▶ [GIVEN INSTRUCTION]: From the entries provided below, copy each line that contains the word "this".

▶ [LISTED ENTRIES]:
'''

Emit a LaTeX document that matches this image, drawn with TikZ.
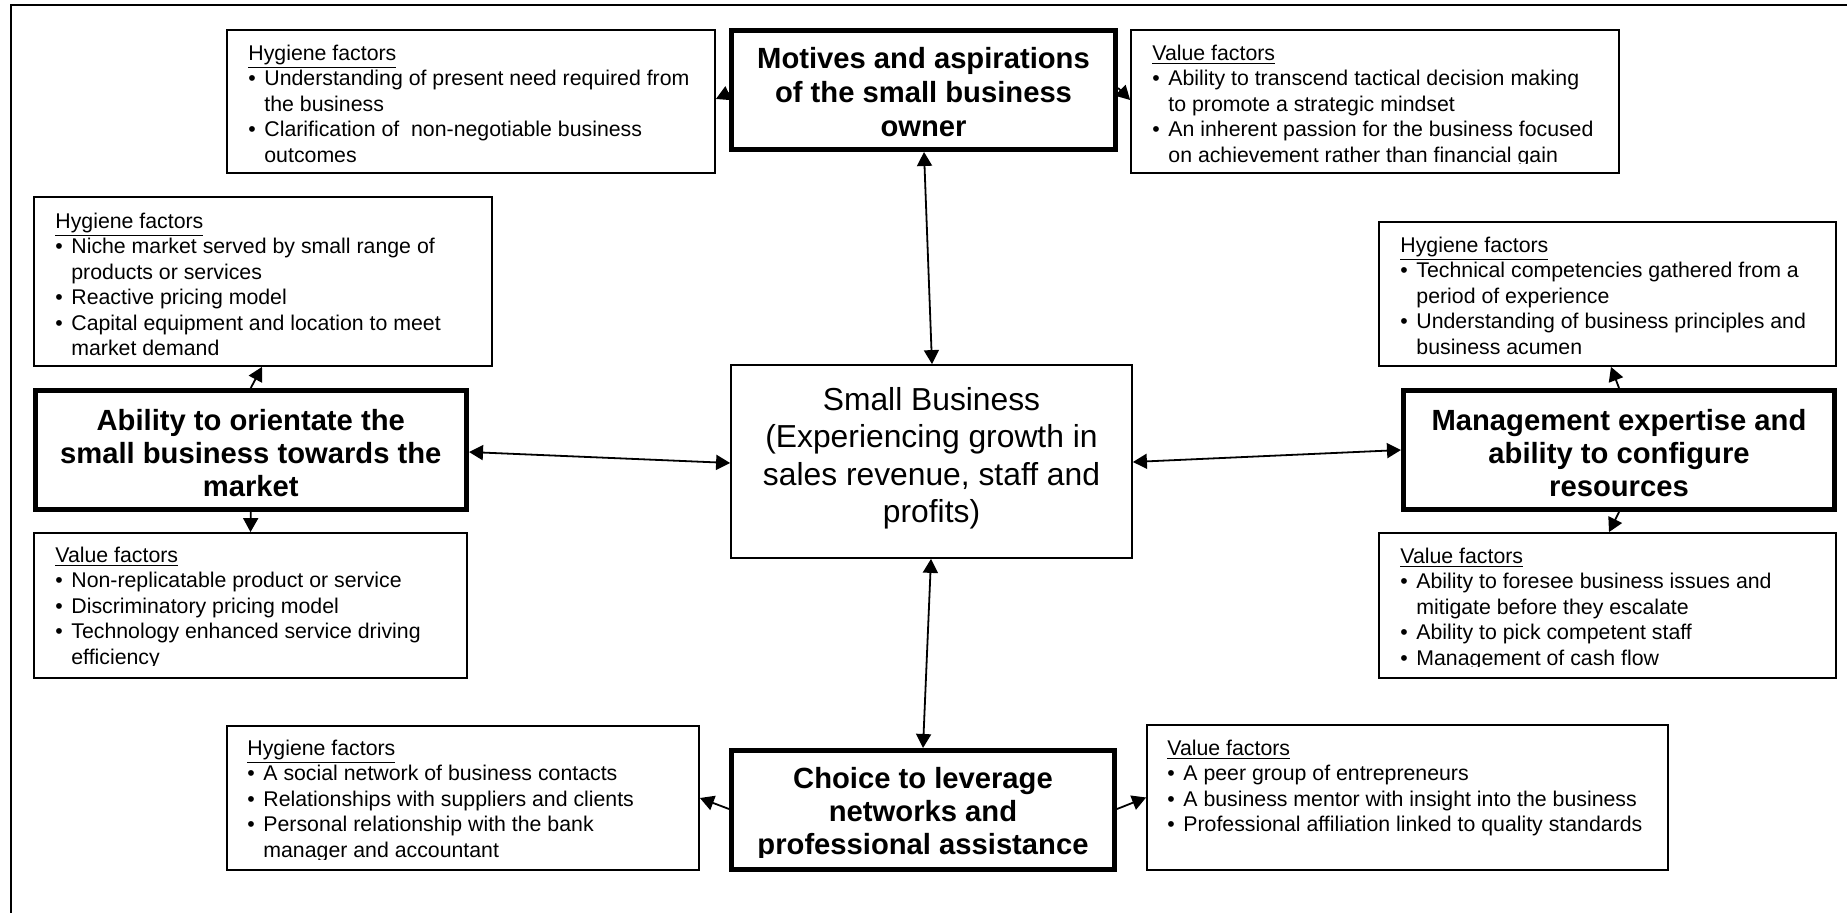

'''
'''

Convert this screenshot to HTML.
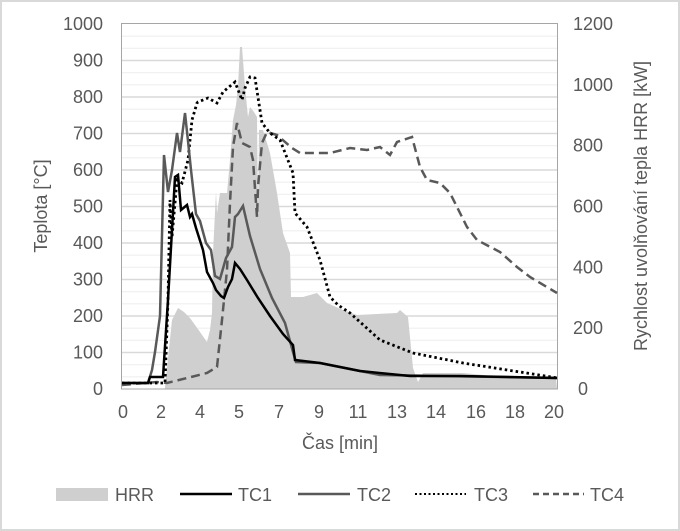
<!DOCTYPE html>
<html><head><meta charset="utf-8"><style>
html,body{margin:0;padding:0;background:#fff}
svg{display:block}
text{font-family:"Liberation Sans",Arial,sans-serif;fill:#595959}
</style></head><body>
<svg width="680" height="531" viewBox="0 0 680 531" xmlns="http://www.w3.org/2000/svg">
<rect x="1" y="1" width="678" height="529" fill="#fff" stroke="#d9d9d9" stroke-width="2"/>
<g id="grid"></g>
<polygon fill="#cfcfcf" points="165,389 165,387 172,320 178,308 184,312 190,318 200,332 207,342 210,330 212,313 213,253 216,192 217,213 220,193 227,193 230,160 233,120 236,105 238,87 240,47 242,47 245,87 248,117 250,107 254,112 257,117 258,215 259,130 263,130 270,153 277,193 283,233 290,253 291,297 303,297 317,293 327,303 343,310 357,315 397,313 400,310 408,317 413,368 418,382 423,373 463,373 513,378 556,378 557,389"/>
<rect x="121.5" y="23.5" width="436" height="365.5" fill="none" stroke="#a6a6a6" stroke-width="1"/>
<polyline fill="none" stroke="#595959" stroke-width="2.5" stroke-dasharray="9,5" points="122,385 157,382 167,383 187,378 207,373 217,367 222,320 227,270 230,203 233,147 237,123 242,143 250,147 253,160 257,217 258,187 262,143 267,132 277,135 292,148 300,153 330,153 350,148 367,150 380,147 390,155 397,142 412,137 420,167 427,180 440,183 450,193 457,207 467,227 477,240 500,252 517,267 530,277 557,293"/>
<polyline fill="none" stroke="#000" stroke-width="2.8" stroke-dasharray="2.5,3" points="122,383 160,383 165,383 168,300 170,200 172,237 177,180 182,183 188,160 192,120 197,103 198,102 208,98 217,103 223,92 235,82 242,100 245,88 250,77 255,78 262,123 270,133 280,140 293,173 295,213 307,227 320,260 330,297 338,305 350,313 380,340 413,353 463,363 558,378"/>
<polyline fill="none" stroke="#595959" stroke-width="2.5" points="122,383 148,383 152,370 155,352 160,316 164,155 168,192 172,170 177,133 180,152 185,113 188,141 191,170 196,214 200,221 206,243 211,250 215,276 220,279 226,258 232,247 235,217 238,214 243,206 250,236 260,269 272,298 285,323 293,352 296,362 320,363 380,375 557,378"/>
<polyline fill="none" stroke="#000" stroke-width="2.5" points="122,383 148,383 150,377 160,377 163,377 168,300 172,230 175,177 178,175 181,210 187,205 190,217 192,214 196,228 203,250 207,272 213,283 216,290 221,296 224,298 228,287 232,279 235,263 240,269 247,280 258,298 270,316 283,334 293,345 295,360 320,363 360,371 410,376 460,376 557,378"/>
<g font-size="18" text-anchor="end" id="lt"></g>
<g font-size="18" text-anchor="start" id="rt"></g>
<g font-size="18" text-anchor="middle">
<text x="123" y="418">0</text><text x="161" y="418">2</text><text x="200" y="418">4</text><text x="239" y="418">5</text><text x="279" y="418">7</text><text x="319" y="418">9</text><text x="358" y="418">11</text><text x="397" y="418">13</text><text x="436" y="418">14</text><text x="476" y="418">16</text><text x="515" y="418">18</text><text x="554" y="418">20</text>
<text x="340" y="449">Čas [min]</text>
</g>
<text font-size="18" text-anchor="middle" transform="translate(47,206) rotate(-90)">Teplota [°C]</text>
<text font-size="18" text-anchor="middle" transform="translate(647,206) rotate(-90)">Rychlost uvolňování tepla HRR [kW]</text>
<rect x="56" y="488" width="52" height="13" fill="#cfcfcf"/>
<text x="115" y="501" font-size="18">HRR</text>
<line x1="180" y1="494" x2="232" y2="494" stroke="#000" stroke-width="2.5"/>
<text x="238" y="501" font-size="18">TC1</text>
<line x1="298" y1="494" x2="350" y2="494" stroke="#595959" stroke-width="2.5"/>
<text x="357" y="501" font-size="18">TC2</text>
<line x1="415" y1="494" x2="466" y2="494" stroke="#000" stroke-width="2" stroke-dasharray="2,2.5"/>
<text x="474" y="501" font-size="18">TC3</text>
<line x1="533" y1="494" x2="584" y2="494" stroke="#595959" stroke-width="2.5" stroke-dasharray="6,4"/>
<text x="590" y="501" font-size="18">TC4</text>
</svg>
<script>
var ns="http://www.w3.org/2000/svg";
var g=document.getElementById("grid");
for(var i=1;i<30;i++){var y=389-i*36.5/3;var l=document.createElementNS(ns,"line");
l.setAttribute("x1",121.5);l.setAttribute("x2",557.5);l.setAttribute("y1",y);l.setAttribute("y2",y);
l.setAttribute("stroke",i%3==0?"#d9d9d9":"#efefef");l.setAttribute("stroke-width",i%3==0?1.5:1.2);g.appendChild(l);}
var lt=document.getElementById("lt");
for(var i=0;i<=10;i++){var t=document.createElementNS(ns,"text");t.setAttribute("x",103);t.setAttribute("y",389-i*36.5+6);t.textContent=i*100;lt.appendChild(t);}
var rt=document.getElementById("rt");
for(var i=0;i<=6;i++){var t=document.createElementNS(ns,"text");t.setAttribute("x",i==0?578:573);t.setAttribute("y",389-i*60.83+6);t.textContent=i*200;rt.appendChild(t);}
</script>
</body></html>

'''

▶ [PROBLEM SOLUTION]:
Emit a LaTeX document that matches this image, drawn with TikZ.
Convert this screenshot to HTML.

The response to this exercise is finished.